André Singer
O julgamento de Dilma Rousseff, cujo início efetivo teve
lugar nesta quinta (25), no Senado, é mais importante pelo que oculta do que pelo
que revela. A observância meticulosa dos dispositivos legais do processo faz
parecer que tudo funciona de modo normal. Mas, por baixo da capa de legalidade,
está em curso um atentado, que pode ser mortal, ao espírito da Constituição de
1988.
Os que têm paciência de acompanhar os debates entre a defesa
e a acusação percebem que o tema de fundo é a política econômica desenvolvida
pela presidente afastada no seu primeiro mandato. Os questionados decretos de
suplementação orçamentária e pagamento do Plano Safra pelo Banco do Brasil,
ambos de 2015, são meros pretextos para trazer à tona aquilo que realmente
incomoda: os gastos de 2014.
Ocorre que tal conduta foi referendada nas urnas. Dilma
acabou reeleita porque, apesar dos pesares, manteve o emprego e a renda dos
trabalhadores, e isso não teria acontecido caso houvesse feitos os cortes que a
ortodoxia econômica propunha.
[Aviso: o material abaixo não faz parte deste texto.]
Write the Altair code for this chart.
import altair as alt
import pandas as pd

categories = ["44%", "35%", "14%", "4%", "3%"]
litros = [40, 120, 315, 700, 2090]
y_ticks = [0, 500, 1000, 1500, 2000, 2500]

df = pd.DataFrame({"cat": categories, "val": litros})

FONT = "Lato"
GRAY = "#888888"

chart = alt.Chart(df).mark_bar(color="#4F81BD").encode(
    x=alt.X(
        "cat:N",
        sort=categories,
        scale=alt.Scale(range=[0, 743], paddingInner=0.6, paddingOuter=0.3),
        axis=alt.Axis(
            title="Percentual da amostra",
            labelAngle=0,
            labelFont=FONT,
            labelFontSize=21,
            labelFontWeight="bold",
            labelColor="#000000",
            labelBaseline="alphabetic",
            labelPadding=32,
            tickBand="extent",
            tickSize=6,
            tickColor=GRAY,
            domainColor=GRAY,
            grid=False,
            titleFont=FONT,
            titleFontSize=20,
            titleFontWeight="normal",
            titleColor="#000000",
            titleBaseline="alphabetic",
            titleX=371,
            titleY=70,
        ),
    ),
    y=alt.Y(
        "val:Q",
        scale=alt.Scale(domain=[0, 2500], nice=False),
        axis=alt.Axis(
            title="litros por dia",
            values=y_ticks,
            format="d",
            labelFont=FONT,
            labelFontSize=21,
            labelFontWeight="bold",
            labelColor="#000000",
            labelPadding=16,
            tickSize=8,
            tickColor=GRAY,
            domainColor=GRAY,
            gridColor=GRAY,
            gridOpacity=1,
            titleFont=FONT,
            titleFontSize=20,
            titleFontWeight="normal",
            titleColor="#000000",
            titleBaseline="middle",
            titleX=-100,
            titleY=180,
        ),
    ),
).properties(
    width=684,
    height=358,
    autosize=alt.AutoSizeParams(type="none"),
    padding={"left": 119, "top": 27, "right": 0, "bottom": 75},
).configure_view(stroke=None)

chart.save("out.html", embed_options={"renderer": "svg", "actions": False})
O fato de ter depois realizado o ajuste recessivo
exigido, quando prometera não fazê-lo, é grave, mas não justifica o
impeachment.
Se justificasse, Sarney precisaria ter sido afastado em 1987
e FHC em 1999. Respeitada a soberania popular, caberia ao eleitorado julgar, em
2018, o destino das forças políticas envolvidas no processo, tal como aconteceu
em 1989 e 2002. Convém lembrar que, nos dois casos, a situação perdeu.
Mas, em decorrência da crise econômica, da Lava Jato e da
presença de Eduardo Cunha à frente da Câmara, abriu-se uma tripla janela de
oportunidade. Michel Temer enxergou a chance de chegar ao poder. Os partidos
conservadores vislumbraram a possibilidade de arruinar o PT, talvez para
sempre. Os capitais viram a oportunidade de fazer um acerto de contas com os
avanços sociais previstos desde 1988 e postos em prática, no ritmo homeopático
conhecido, pelo lulismo.
Por isso, a provável condenação de Dilma representa muito
mais do que a perda de dois anos de estadia no Alvorada pela atual mandatária.
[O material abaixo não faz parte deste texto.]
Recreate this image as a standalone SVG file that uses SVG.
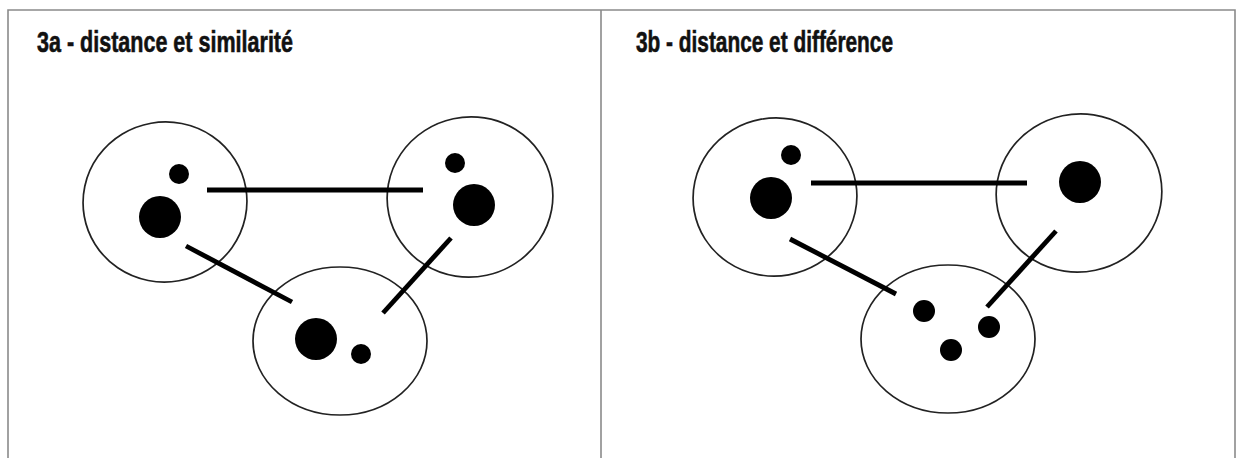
<svg xmlns="http://www.w3.org/2000/svg" width="1239" height="458" viewBox="0 0 1239 458">
<style>
.frame{stroke:#8a8a8a;stroke-width:1.6;fill:none}
.title{font-family:"Liberation Sans",Arial,sans-serif;font-weight:bold;font-size:29px;fill:#111;stroke:#111;stroke-width:0.6}
.cl{fill:#fff;stroke:#222;stroke-width:1.7}
.dot{fill:#000}
.link{stroke:#000;stroke-width:4.8;stroke-linecap:butt}
</style>
<rect width="1239" height="458" fill="#fff"/>
<g id="frame">
<path class="frame" d="M8,458 V10 H1235 V458 M601,10 V458"/>
</g>
<text class="title" x="37" y="52" textLength="256" lengthAdjust="spacingAndGlyphs">3a - distance et similarité</text>
<text class="title" x="636" y="52" textLength="257" lengthAdjust="spacingAndGlyphs">3b - distance et différence</text>
<g id="a-cluster1"><ellipse class="cl" cx="165" cy="202" rx="82" ry="80" transform="rotate(-10 165 202)"/><circle class="dot" cx="179" cy="174" r="10"/><circle class="dot" cx="160" cy="217" r="21"/></g>
<g id="a-cluster2"><ellipse class="cl" cx="470" cy="197" rx="83" ry="80" transform="rotate(-12 470 197)"/><circle class="dot" cx="455" cy="163" r="10"/><circle class="dot" cx="474" cy="205" r="21"/></g>
<g id="a-cluster3"><ellipse class="cl" cx="340" cy="341" rx="87" ry="74"/><circle class="dot" cx="316" cy="339" r="21"/><circle class="dot" cx="361" cy="354" r="10"/></g>
<g id="b-cluster1"><ellipse class="cl" cx="775" cy="197" rx="82" ry="79" transform="rotate(-10 775 197)"/><circle class="dot" cx="791" cy="155" r="10"/><circle class="dot" cx="771" cy="198" r="21"/></g>
<g id="b-cluster2"><ellipse class="cl" cx="1079" cy="193" rx="83" ry="79" transform="rotate(-12 1079 193)"/><circle class="dot" cx="1080" cy="182" r="21"/></g>
<g id="b-cluster3"><ellipse class="cl" cx="948" cy="339" rx="87" ry="74"/><circle class="dot" cx="924" cy="311" r="11"/><circle class="dot" cx="989" cy="327" r="11"/><circle class="dot" cx="951" cy="350" r="11"/></g>
<g id="connectors">
<line class="link" x1="207" y1="190" x2="423" y2="190"/>
<line class="link" x1="186" y1="246" x2="292" y2="302"/>
<line class="link" x1="451" y1="238" x2="383" y2="313"/>
<line class="link" x1="811" y1="183" x2="1027" y2="183"/>
<line class="link" x1="790" y1="239" x2="896" y2="294"/>
<line class="link" x1="1056" y1="231" x2="987" y2="307"/>
</g>
</svg>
Significa um golpe profundo contra a alma cidadã da Carta constitucional
vigente. A maior demonstração está na PEC 241, que cria o teto para os gastos
do Estado. Nas palavras do seu mentor, o ministro Henrique Meirelles, a 241 é
nada mais nada menos que "a primeira mudança estrutural na questão da
despesa pública desde a Constituição de 1988".
Até que ponto o conservador espírito de 2016 conseguirá
desfazer o que foi acumulado em torno de 1988 só a luta real dirá. Mas convém a
sociedade brasileira tomar consciência de que, por baixo dos formalismos
senatoriais, há uma violenta ruptura em curso nestes dias."